## [Data segment]
## Begin
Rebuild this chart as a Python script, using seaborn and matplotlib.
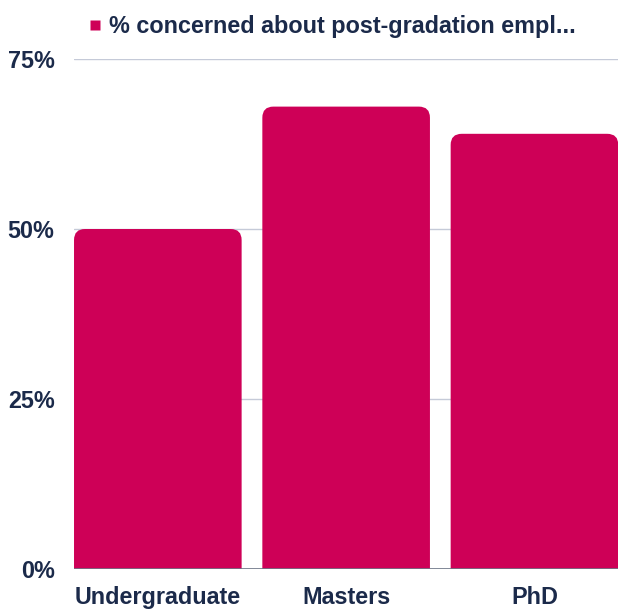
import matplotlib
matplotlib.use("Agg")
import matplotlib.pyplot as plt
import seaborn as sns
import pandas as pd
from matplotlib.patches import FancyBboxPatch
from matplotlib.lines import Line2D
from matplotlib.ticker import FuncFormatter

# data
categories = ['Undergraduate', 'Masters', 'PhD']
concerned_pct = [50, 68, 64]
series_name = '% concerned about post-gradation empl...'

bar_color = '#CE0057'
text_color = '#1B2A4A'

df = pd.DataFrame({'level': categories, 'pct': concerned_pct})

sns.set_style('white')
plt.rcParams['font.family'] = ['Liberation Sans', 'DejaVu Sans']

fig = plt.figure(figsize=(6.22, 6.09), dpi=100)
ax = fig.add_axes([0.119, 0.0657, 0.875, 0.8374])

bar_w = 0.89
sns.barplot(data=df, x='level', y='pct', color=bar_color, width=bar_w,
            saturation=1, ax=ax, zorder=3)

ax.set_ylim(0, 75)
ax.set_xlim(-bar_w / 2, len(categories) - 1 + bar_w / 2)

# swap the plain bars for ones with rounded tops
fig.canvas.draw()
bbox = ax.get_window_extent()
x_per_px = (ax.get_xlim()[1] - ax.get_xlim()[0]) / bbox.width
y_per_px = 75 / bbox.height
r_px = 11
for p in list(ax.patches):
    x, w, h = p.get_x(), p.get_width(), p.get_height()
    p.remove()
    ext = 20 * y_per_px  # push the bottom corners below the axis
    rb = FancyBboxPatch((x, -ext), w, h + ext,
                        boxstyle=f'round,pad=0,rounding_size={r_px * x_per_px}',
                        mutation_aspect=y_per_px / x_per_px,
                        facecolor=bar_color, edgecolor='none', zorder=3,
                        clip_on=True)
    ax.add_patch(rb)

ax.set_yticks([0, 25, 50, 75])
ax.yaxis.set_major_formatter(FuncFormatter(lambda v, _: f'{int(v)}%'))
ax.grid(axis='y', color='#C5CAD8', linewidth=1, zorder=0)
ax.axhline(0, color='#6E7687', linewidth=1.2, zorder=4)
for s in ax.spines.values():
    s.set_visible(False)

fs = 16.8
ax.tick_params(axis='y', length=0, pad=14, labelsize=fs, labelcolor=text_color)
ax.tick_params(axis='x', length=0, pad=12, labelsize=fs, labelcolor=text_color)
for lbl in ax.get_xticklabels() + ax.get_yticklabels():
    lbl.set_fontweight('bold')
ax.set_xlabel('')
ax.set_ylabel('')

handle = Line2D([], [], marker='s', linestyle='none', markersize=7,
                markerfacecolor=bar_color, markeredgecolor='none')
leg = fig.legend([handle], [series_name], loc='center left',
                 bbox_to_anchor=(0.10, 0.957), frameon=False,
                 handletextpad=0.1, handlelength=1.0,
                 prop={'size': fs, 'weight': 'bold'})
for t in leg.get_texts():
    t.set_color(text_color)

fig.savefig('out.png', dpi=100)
## End
## [Goal]
Your task is an exact transcription of all the data, minus the pictures.

## [Task result]
Rebuild this chart as a Python script, using seaborn and matplotlib.
import matplotlib
matplotlib.use("Agg")
import matplotlib.pyplot as plt
import seaborn as sns
import pandas as pd
from matplotlib.patches import FancyBboxPatch
from matplotlib.lines import Line2D
from matplotlib.ticker import FuncFormatter

# data
categories = ['Undergraduate', 'Masters', 'PhD']
concerned_pct = [50, 68, 64]
series_name = '% concerned about post-gradation empl...'

bar_color = '#CE0057'
text_color = '#1B2A4A'

df = pd.DataFrame({'level': categories, 'pct': concerned_pct})

sns.set_style('white')
plt.rcParams['font.family'] = ['Liberation Sans', 'DejaVu Sans']

fig = plt.figure(figsize=(6.22, 6.09), dpi=100)
ax = fig.add_axes([0.119, 0.0657, 0.875, 0.8374])

bar_w = 0.89
sns.barplot(data=df, x='level', y='pct', color=bar_color, width=bar_w,
            saturation=1, ax=ax, zorder=3)

ax.set_ylim(0, 75)
ax.set_xlim(-bar_w / 2, len(categories) - 1 + bar_w / 2)

# swap the plain bars for ones with rounded tops
fig.canvas.draw()
bbox = ax.get_window_extent()
x_per_px = (ax.get_xlim()[1] - ax.get_xlim()[0]) / bbox.width
y_per_px = 75 / bbox.height
r_px = 11
for p in list(ax.patches):
    x, w, h = p.get_x(), p.get_width(), p.get_height()
    p.remove()
    ext = 20 * y_per_px  # push the bottom corners below the axis
    rb = FancyBboxPatch((x, -ext), w, h + ext,
                        boxstyle=f'round,pad=0,rounding_size={r_px * x_per_px}',
                        mutation_aspect=y_per_px / x_per_px,
                        facecolor=bar_color, edgecolor='none', zorder=3,
                        clip_on=True)
    ax.add_patch(rb)

ax.set_yticks([0, 25, 50, 75])
ax.yaxis.set_major_formatter(FuncFormatter(lambda v, _: f'{int(v)}%'))
ax.grid(axis='y', color='#C5CAD8', linewidth=1, zorder=0)
ax.axhline(0, color='#6E7687', linewidth=1.2, zorder=4)
for s in ax.spines.values():
    s.set_visible(False)

fs = 16.8
ax.tick_params(axis='y', length=0, pad=14, labelsize=fs, labelcolor=text_color)
ax.tick_params(axis='x', length=0, pad=12, labelsize=fs, labelcolor=text_color)
for lbl in ax.get_xticklabels() + ax.get_yticklabels():
    lbl.set_fontweight('bold')
ax.set_xlabel('')
ax.set_ylabel('')

handle = Line2D([], [], marker='s', linestyle='none', markersize=7,
                markerfacecolor=bar_color, markeredgecolor='none')
leg = fig.legend([handle], [series_name], loc='center left',
                 bbox_to_anchor=(0.10, 0.957), frameon=False,
                 handletextpad=0.1, handlelength=1.0,
                 prop={'size': fs, 'weight': 'bold'})
for t in leg.get_texts():
    t.set_color(text_color)

fig.savefig('out.png', dpi=100)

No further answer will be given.